[This note is sent to MMUSIC, with bcc to BEHAVE, SIP, and P2PSIP since the discussion has included those groups. Replies to MMUSIC only please, as ICE is an MMUSIC working group draft]

The MMUSIC chairs have reviewed the mailing list discussion pertaining to ICE over the last few days. While we agree that further implementation experience and publication of deployment results would be valuable, as it is for any new protocol, we do not believe this sufficient cause to revisit the consensus to request publication of draft-ietf-mmusic-ice-17.txt as a Proposed Standard.

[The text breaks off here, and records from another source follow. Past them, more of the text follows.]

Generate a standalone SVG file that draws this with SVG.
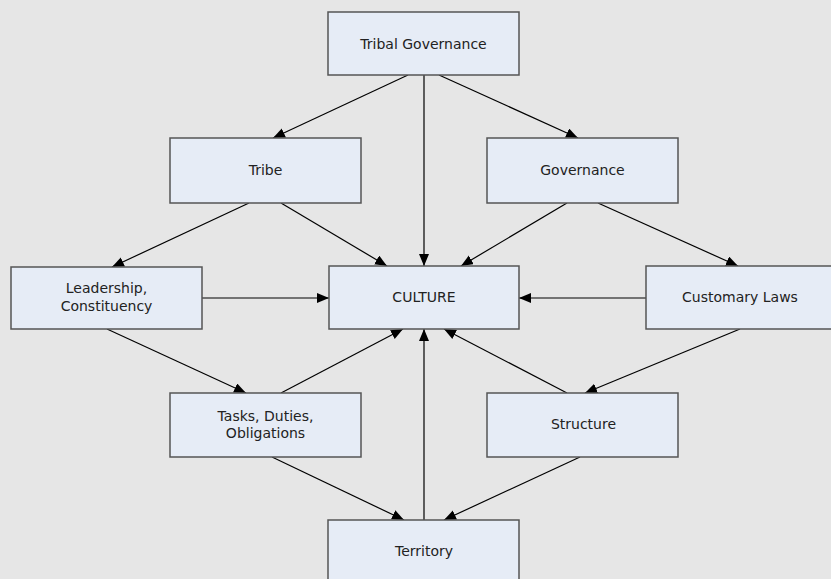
<svg xmlns="http://www.w3.org/2000/svg" width="831" height="579" viewBox="0 0 831 579">
<defs>
<marker id="arr" markerUnits="userSpaceOnUse" markerWidth="13" markerHeight="11" refX="12" refY="5" orient="auto">
<path d="M0,0 L12,5 L0,10 z" fill="#000"/>
</marker>
<style>
.box{fill:#e6ecf6;stroke:#555;stroke-width:1.5}
.t{font-family:"DejaVu Sans",Verdana,sans-serif;font-size:14px;fill:#222;text-anchor:middle}
.c line{stroke:#000;stroke-width:1.2;marker-end:url(#arr)}
</style>
</defs>
<rect width="831" height="579" fill="#e6e6e6"/>
<g class="c" id="connectors">
<line x1="408" y1="75" x2="273" y2="138"/>
<line x1="439" y1="75" x2="578" y2="138"/>
<line x1="424" y1="75" x2="424" y2="266"/>
<line x1="249" y1="203" x2="112" y2="267"/>
<line x1="281" y1="203" x2="387" y2="266"/>
<line x1="567" y1="203" x2="461" y2="266"/>
<line x1="598" y1="203" x2="738" y2="266"/>
<line x1="202" y1="298" x2="329" y2="298"/>
<line x1="646" y1="298" x2="519" y2="298"/>
<line x1="107" y1="329" x2="246" y2="393"/>
<line x1="281" y1="393" x2="403" y2="329"/>
<line x1="740" y1="329" x2="585" y2="393"/>
<line x1="567" y1="393" x2="444" y2="329"/>
<line x1="424" y1="520" x2="424" y2="329"/>
<line x1="272" y1="457" x2="404" y2="520"/>
<line x1="580" y1="457" x2="444" y2="520"/>
</g>
<g id="tribal-governance"><rect class="box" x="328" y="12" width="191" height="63"/><text class="t" x="423.5" y="49">Tribal Governance</text></g>
<g id="tribe"><rect class="box" x="170" y="138" width="191" height="65"/><text class="t" x="265.5" y="175">Tribe</text></g>
<g id="governance"><rect class="box" x="487" y="138" width="191" height="65"/><text class="t" x="582.5" y="175">Governance</text></g>
<g id="leadership"><rect class="box" x="11" y="267" width="191" height="62"/><text class="t" x="106.5" y="293">Leadership,</text><text class="t" x="106.5" y="311">Constituency</text></g>
<g id="culture"><rect class="box" x="329" y="266" width="190" height="63"/><text class="t" x="424" y="302">CULTURE</text></g>
<g id="customary-laws"><rect class="box" x="646" y="266" width="189" height="63"/><text class="t" x="740" y="302">Customary Laws</text></g>
<g id="tasks"><rect class="box" x="170" y="393" width="191" height="64"/><text class="t" x="265.5" y="421">Tasks, Duties,</text><text class="t" x="265.5" y="438">Obligations</text></g>
<g id="structure"><rect class="box" x="487" y="393" width="191" height="64"/><text class="t" x="583.5" y="429">Structure</text></g>
<g id="territory"><rect class="box" x="328" y="520" width="191" height="64"/><text class="t" x="424" y="556">Territory</text></g>
</svg>
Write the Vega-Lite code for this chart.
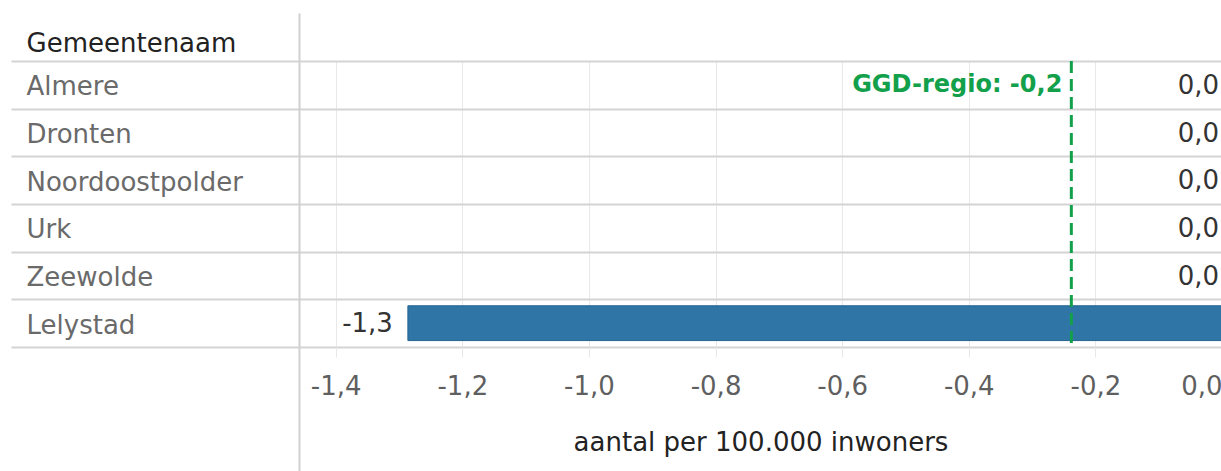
{
  "$schema": "https://vega.github.io/schema/vega-lite/v6.json",
  "width": 923,
  "height": 286,
  "autosize": {"type": "pad"},
  "padding": {"left": 10, "top": 12, "right": 0, "bottom": 0},
  "background": "white",
  "config": {"font": "DejaVu Sans", "view": {"stroke": null}},
  "datasets": {
    "gemeenten": [
      {"name": "Almere", "value": 0, "label": "0,0"},
      {"name": "Dronten", "value": 0, "label": "0,0"},
      {"name": "Noordoostpolder", "value": 0, "label": "0,0"},
      {"name": "Urk", "value": 0, "label": "0,0"},
      {"name": "Zeewolde", "value": 0, "label": "0,0"},
      {"name": "Lelystad", "value": -1.286, "label": "-1,3"}
    ],
    "regio": [
      {"name": "Almere", "value": -0.238, "label": "GGD-regio: -0,2"}
    ]
  },
  "resolve": {"axis": {"x": "independent"}},
  "layer": [
    {
      "data": {"name": "gemeenten"},
      "mark": {"type": "bar", "height": {"band": 0.73}, "fill": "#2f76a7", "stroke": "#27648f", "strokeWidth": 1},
      "encoding": {
        "y": {
          "field": "name", "type": "nominal", "title": "Gemeentenaam",
          "sort": ["Almere", "Dronten", "Noordoostpolder", "Urk", "Zeewolde", "Lelystad"],
          "scale": {"paddingInner": 0, "paddingOuter": 0},
          "axis": {
            "orient": "left",
            "tickBand": "extent",
            "ticks": true, "tickSize": 288, "tickColor": "#d4d4d4", "tickWidth": 2,
            "grid": true, "gridColor": "#d4d4d4", "gridWidth": 2,
            "domain": true, "domainColor": "#d0d0d0", "domainWidth": 2,
            "labelAlign": "left", "labelBaseline": "middle", "labelPadding": -15,
            "labelOffset": 2, "labelLimit": 300,
            "labelFontSize": 26, "labelColor": "#6a6a6a",
            "titleAngle": 0, "titleAlign": "left", "titleBaseline": "alphabetic",
            "titleX": -273, "titleY": -10, "titleFontSize": 26, "titleFontWeight": "normal",
            "titleColor": "#222222"
          }
        },
        "x": {
          "field": "value", "type": "quantitative", "title": "aantal per 100.000 inwoners",
          "scale": {"domain": [-1.458, 0], "nice": false, "zero": false},
          "axis": {
            "orient": "bottom",
            "values": [-1.4, -1.2, -1.0, -0.8, -0.6, -0.4, -0.2, 0],
            "labelExpr": "replace(replace(format(datum.value, '.1f'), '.', ','), '\u2212', '-')",
            "grid": true, "gridColor": "#e8e8e8", "gridWidth": 1,
            "ticks": true, "tickSize": 10, "tickColor": "#e8e8e8",
            "domain": false,
            "labelFontSize": 26, "labelColor": "#5f5f5f", "labelPadding": 16,
            "labelFlush": 5,
            "titleFontSize": 26, "titleFontWeight": "normal", "titleColor": "#222222",
            "titlePadding": 30
          }
        }
      }
    },
    {
      "data": {"name": "regio"},
      "mark": {"type": "rule", "stroke": "#12a04a", "strokeWidth": 3, "strokeDash": [12, 6]},
      "encoding": {
        "x": {
          "field": "value", "type": "quantitative",
          "axis": {
            "orient": "top", "values": [-1.458], "title": null,
            "labels": false, "domain": false, "grid": false,
            "ticks": true, "tickSize": 48, "tickColor": "#d0d0d0", "tickWidth": 2
          }
        }
      }
    },
    {
      "data": {"name": "regio"},
      "mark": {"type": "text", "align": "right", "baseline": "middle", "dx": -9, "dy": 0, "fontSize": 24, "fontWeight": "bold", "fill": "#12a04a"},
      "encoding": {
        "y": {"field": "name", "type": "nominal", "title": "Gemeentenaam", "sort": ["Almere", "Dronten", "Noordoostpolder", "Urk", "Zeewolde", "Lelystad"]},
        "x": {
          "field": "value", "type": "quantitative",
          "axis": {
            "orient": "bottom", "values": [-1.458], "title": null,
            "labels": false, "domain": false, "grid": false,
            "ticks": true, "tickSize": 125, "tickColor": "#d0d0d0", "tickWidth": 2
          }
        },
        "text": {"field": "label"}
      }
    },
    {
      "data": {"name": "gemeenten"},
      "transform": [{"filter": "datum.value === 0"}],
      "mark": {"type": "text", "align": "right", "baseline": "middle", "dx": -3, "dy": 1, "fontSize": 26, "fill": "#333333"},
      "encoding": {
        "y": {"field": "name", "type": "nominal", "title": "Gemeentenaam", "sort": ["Almere", "Dronten", "Noordoostpolder", "Urk", "Zeewolde", "Lelystad"]},
        "x": {"field": "value", "type": "quantitative", "axis": null},
        "text": {"field": "label"}
      }
    },
    {
      "data": {"name": "gemeenten"},
      "transform": [{"filter": "datum.value < 0"}],
      "mark": {"type": "text", "align": "right", "baseline": "middle", "dx": -15, "dy": 1, "fontSize": 26, "fill": "#333333"},
      "encoding": {
        "y": {"field": "name", "type": "nominal", "title": "Gemeentenaam", "sort": ["Almere", "Dronten", "Noordoostpolder", "Urk", "Zeewolde", "Lelystad"]},
        "x": {"field": "value", "type": "quantitative", "axis": null},
        "text": {"field": "label"}
      }
    }
  ]
}
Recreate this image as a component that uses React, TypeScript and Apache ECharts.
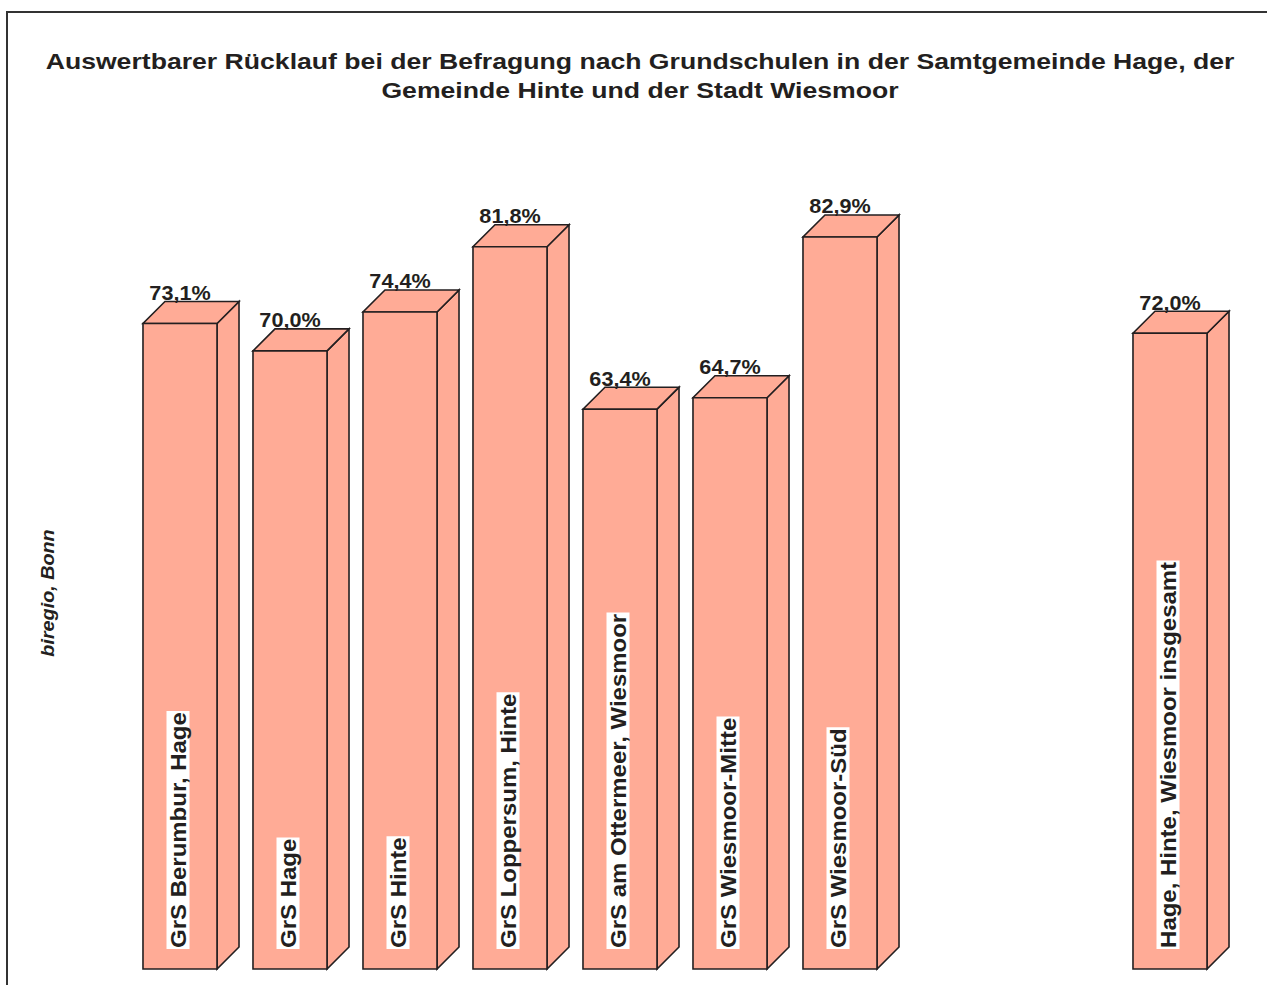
import React, { useEffect, useRef } from "react";
import * as echarts from "echarts";

const categories: string[] = [
  "GrS Berumbur, Hage",
  "GrS Hage",
  "GrS Hinte",
  "GrS Loppersum, Hinte",
  "GrS am Ottermeer, Wiesmoor",
  "GrS Wiesmoor-Mitte",
  "GrS Wiesmoor-Süd",
  "",
  "",
  "Hage, Hinte, Wiesmoor insgesamt",
];
const values: (number | null)[] = [73.1, 70.0, 74.4, 81.8, 63.4, 64.7, 82.9, null, null, 72.0];
const valueLabels: string[] = ["73,1%", "70,0%", "74,4%", "81,8%", "63,4%", "64,7%", "82,9%", "", "", "72,0%"];

const titleText =
  "Auswertbarer Rücklauf bei der Befragung nach Grundschulen in der Samtgemeinde Hage, der\nGemeinde Hinte und der Stadt Wiesmoor";
const sourceText = "biregio, Bonn";

const FILL = "#FFAB96";
const STROKE = "#231f20";
const FONT = "Liberation Sans, Arial, sans-serif";

export default function App() {
  const ref = useRef<HTMLDivElement>(null);
  useEffect(() => {
    if (!ref.current) return;
    const chart = echarts.init(ref.current, undefined, { renderer: "svg" });
    const data = values
      .map((v, i) => (v == null ? null : [i, v]))
      .filter((d) => d !== null);
    chart.setOption({
      animation: false,
      backgroundColor: "#ffffff",
      graphic: [
        {
          type: "rect",
          shape: { x: 7, y: 12, width: 1300, height: 1000 },
          style: { fill: "none", stroke: "#333333", lineWidth: 2 },
          silent: true,
        },
        {
          type: "text",
          x: 640,
          y: 47,
          scaleX: 1.21,
          style: {
            text: titleText,
            fontFamily: FONT,
            fontWeight: "bold",
            fontSize: 22,
            lineHeight: 29,
            fill: "#231f20",
            align: "center",
            verticalAlign: "top",
          },
        },
        {
          type: "text",
          x: 47,
          y: 593,
          rotation: Math.PI / 2,
          scaleX: 1.04,
          style: {
            text: sourceText,
            fontFamily: FONT,
            fontStyle: "italic",
            fontWeight: "bold",
            fontSize: 19,
            fill: "#231f20",
            align: "center",
            verticalAlign: "middle",
          },
        },
      ],
      grid: { left: 125, width: 1100, top: 86, height: 883 },
      xAxis: { type: "category", data: categories, show: false },
      yAxis: { type: "value", min: 0, max: 100, show: false },
      series: [
        {
          type: "custom",
          data,
          encode: { x: 0, y: 1 },
          renderItem: (params: any, api: any) => {
            const idx = api.value(0);
            const val = api.value(1);
            const name = categories[idx];
            const lbl = valueLabels[idx];
            const top = api.coord([idx, val]);
            const bot = api.coord([idx, 0]);
            const band = api.size([1, 0])[0];
            const w = band * 0.673;
            const d = 22;
            const cx = top[0];
            const x0 = cx - w / 2;
            const x1 = cx + w / 2;
            const yt = top[1];
            const yb = bot[1];
            const st = { fill: FILL, stroke: STROKE, lineWidth: 1.6, lineJoin: "miter" };
            return {
              type: "group",
              children: [
                {
                  type: "polygon",
                  shape: { points: [[x1, yt], [x1 + d, yt - d], [x1 + d, yb - d], [x1, yb]] },
                  style: st,
                },
                {
                  type: "polygon",
                  shape: { points: [[x0, yt], [x1, yt], [x1 + d, yt - d], [x0 + d, yt - d]] },
                  style: st,
                },
                {
                  type: "rect",
                  shape: { x: x0, y: yt, width: w, height: yb - yt },
                  style: st,
                },
                {
                  type: "text",
                  x: cx,
                  y: yt - 20,
                  scaleX: 1.03,
                  style: {
                    text: lbl,
                    fontFamily: FONT,
                    fontWeight: "bold",
                    fontSize: 21,
                    fill: "#231f20",
                    align: "center",
                    verticalAlign: "bottom",
                  },
                },
                {
                  type: "text",
                  x: cx - 2,
                  y: yb - 20,
                  rotation: Math.PI / 2,
                  scaleX: 1.09,
                  style: {
                    text: name,
                    fontFamily: FONT,
                    fontWeight: "bold",
                    fontSize: 22,
                    fill: "#231f20",
                    backgroundColor: "#ffffff",
                    padding: [1, 1, 0, 1],
                    align: "left",
                    verticalAlign: "middle",
                  },
                },
              ],
            };
          },
        },
      ],
    });
    return () => chart.dispose();
  }, []);
  return (
    <div
      ref={ref}
      style={{ position: "fixed", left: 0, top: 0, width: 1267, height: 985 }}
    />
  );
}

The characteristics of Proposed Standard specifications are described in RFC 2026 section 4.1.1 as follows:

   The entry-level maturity for the standards track is "Proposed
   Standard".  A specific action by the IESG is required to move a
   specification onto the standards track at the "Proposed Standard"
   level.

   A Proposed Standard specification is generally stable, has resolved
known design choices, is believed to be well-understood, has received
   significant community review, and appears to enjoy enough community
   interest to be considered valuable.  However, further experience
   might result in a change or even retraction of the specification
   before it advances.

   Usually, neither implementation nor operational experience is
   required for the designation of a specification as a Proposed
   Standard.  However, such experience is highly desirable, and will
   usually represent a strong argument in favor of a Proposed Standard
   designation.

   The IESG may require implementation and/or operational experience
   prior to granting Proposed Standard status to a specification that
   materially affects the core Internet protocols or that specifies
   behavior that may have significant operational impact on the
   Internet.

   A Proposed Standard should have no known technical omissions with
   respect to the requirements placed upon it.  However, the IESG may
   waive this requirement in order to allow a specification to advance
to the Proposed Standard state when it is considered to be useful and
   necessary (and timely) even with known technical omissions.

   Implementors should treat Proposed Standards as immature
   specifications.  It is desirable to implement them in order to gain
   experience and to validate, test, and clarify the specification.
   However, since the content of Proposed Standards may be changed if
   problems are found or better solutions are identified, deploying
   implementations of such standards into a disruption-sensitive
   environment is not recommended.

Our judgement is that ICE meets these requirements, and that there is general working group consensus to request publication. Accordingly, our intention is to proceed as we previously announced, and request that ICE be published as a Proposed Standard RFC.